# [Your goal]
Tally all lines containing the word "this". Give the number alone.

BEGIN Given records

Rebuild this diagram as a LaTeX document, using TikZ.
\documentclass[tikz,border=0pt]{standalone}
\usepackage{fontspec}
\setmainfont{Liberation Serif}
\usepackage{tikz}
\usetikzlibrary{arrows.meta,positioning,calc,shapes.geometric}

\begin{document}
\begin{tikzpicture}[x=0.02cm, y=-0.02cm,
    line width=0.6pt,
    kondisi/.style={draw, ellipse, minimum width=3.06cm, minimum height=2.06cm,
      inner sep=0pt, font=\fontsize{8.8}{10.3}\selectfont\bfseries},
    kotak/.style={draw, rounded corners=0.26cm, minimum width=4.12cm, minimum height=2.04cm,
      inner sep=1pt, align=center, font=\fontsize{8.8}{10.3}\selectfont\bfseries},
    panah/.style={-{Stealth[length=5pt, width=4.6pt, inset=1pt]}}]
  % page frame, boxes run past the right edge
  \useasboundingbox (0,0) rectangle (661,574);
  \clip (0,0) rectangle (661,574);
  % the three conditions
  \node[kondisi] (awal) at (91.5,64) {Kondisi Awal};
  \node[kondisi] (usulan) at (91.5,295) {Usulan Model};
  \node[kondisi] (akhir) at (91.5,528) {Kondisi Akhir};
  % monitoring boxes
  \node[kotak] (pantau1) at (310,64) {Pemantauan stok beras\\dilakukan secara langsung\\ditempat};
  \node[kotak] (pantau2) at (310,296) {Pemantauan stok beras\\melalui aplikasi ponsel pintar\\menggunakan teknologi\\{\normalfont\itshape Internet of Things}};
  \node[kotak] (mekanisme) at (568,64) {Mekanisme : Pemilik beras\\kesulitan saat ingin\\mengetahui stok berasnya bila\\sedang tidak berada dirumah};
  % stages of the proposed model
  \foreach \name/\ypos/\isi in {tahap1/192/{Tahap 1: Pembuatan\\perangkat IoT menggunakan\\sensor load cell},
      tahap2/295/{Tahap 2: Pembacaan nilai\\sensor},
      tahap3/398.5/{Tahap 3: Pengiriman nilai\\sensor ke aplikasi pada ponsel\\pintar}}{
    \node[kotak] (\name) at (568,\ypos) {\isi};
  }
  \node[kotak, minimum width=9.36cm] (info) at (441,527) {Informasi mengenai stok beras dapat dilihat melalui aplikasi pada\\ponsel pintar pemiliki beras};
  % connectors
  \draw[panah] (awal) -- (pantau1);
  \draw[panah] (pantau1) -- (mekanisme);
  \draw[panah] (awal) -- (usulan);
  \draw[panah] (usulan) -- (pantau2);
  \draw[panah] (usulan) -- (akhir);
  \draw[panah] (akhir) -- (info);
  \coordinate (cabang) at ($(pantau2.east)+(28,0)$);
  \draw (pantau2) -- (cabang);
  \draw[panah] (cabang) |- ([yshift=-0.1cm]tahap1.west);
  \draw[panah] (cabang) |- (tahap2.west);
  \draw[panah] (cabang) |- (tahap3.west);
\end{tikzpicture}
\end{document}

END Given records
BEGIN Given records

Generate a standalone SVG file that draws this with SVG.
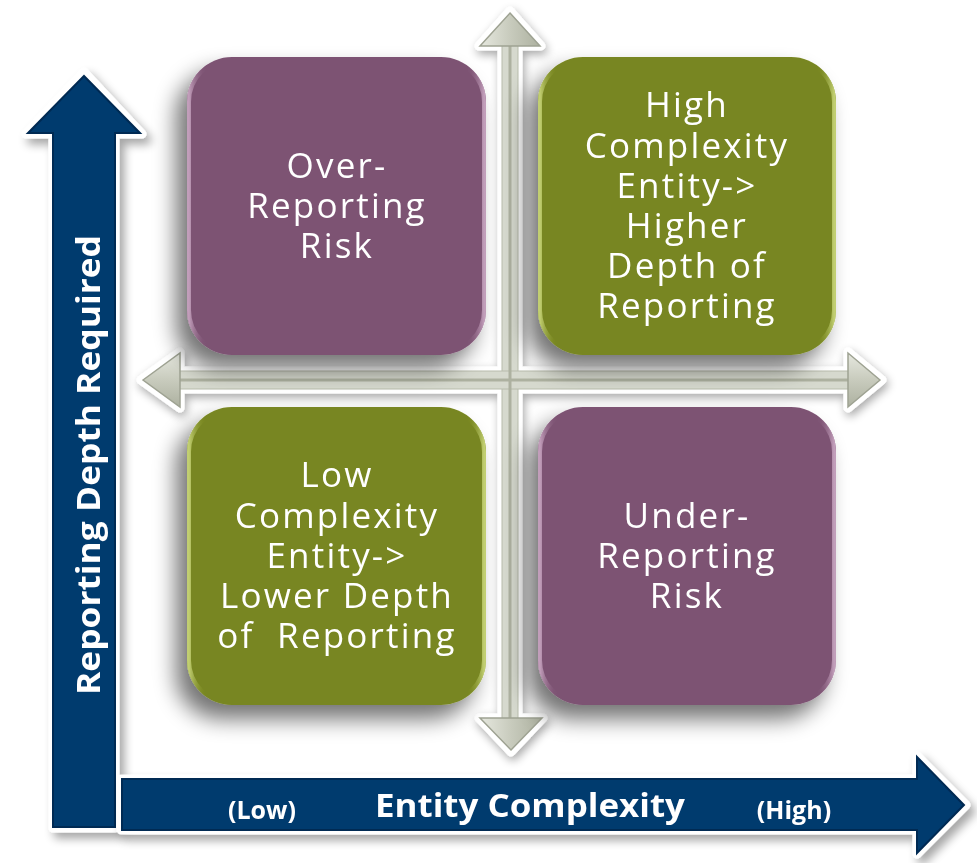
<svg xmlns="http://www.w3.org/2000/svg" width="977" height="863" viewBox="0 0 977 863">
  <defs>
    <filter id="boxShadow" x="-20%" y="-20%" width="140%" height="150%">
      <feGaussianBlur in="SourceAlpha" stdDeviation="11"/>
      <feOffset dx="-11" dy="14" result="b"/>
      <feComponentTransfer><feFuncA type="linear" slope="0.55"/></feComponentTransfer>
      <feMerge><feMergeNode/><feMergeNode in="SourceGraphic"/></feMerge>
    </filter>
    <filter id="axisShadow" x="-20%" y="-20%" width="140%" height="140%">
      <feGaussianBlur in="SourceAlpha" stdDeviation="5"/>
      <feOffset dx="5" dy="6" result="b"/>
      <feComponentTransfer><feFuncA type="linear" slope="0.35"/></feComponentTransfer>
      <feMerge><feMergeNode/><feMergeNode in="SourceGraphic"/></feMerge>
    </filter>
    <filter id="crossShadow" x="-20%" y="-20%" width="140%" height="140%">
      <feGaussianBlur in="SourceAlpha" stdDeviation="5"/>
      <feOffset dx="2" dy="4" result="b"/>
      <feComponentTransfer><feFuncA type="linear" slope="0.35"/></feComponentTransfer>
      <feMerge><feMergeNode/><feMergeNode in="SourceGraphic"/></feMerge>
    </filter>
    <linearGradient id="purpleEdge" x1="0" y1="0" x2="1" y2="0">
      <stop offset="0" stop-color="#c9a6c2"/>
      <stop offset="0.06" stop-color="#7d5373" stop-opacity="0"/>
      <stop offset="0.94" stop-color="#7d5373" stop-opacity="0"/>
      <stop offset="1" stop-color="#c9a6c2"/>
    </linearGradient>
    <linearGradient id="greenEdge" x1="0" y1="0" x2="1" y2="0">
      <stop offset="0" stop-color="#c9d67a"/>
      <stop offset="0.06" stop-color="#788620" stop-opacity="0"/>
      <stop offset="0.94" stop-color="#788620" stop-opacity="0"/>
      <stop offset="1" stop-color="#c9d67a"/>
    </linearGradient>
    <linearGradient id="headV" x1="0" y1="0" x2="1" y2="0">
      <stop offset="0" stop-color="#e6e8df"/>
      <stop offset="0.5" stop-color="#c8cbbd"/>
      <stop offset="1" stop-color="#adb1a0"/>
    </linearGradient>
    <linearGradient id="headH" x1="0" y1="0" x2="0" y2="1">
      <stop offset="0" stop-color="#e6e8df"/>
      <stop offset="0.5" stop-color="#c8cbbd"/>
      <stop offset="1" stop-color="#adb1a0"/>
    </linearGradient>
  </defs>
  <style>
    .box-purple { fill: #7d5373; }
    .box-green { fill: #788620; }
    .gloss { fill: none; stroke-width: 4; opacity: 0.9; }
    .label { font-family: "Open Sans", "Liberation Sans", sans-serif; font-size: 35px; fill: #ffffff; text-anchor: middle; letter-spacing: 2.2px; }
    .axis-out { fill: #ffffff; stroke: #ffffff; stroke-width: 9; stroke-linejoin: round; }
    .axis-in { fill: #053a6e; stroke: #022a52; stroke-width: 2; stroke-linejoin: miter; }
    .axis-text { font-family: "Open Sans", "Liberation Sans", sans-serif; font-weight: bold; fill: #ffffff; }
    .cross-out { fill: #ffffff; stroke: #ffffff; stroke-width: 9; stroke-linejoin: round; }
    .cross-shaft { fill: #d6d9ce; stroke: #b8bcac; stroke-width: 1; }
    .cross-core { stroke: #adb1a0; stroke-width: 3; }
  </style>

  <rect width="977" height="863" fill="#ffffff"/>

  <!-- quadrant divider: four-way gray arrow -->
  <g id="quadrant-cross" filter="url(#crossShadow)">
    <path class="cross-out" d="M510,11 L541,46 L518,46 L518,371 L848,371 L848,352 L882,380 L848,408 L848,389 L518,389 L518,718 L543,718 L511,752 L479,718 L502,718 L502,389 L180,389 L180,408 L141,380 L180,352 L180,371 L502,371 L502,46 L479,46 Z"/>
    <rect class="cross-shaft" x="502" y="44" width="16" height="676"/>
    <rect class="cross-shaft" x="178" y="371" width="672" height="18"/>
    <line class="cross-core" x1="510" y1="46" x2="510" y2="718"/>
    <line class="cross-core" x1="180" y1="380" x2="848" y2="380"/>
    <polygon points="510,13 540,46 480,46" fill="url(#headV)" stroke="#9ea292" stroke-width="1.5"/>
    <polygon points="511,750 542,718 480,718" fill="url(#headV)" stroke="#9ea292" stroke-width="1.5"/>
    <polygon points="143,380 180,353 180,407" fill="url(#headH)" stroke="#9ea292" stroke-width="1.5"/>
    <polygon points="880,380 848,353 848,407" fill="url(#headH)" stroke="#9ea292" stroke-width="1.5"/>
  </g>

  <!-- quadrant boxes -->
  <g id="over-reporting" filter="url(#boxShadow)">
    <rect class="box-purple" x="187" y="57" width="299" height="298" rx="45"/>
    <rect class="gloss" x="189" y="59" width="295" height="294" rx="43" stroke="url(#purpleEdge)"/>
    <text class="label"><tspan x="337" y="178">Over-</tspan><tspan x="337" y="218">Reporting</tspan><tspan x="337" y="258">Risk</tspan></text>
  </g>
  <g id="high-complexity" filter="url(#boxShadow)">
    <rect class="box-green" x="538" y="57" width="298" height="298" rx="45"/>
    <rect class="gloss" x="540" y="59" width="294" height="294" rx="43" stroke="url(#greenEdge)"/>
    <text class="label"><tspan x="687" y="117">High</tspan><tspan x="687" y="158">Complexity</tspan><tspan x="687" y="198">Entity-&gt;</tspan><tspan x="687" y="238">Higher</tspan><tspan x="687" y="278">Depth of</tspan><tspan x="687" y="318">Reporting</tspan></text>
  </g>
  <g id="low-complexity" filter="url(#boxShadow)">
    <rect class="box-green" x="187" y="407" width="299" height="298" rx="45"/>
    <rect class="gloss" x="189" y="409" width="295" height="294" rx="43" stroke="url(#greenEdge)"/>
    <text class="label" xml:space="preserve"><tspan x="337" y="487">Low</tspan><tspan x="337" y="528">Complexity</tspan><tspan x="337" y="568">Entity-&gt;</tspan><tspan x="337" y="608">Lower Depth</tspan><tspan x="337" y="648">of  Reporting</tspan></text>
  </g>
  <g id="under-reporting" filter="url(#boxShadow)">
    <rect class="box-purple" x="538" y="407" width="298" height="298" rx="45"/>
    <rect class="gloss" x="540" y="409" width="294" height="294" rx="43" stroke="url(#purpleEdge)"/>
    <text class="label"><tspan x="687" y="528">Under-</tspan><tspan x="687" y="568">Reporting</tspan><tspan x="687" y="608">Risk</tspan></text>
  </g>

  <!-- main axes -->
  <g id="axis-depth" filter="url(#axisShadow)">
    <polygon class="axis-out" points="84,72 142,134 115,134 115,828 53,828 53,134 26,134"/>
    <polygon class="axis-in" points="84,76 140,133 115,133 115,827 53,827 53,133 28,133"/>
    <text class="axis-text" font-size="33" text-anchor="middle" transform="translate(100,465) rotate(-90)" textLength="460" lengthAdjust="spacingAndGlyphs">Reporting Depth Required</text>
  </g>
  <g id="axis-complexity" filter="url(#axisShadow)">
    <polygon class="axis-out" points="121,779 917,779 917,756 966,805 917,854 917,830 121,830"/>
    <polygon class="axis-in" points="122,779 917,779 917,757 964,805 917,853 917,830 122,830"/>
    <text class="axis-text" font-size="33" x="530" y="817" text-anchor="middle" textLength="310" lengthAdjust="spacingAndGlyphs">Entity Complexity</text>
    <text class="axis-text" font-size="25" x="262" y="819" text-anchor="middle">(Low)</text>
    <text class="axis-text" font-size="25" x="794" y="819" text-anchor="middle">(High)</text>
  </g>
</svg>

END Given records

# [Answer below]
2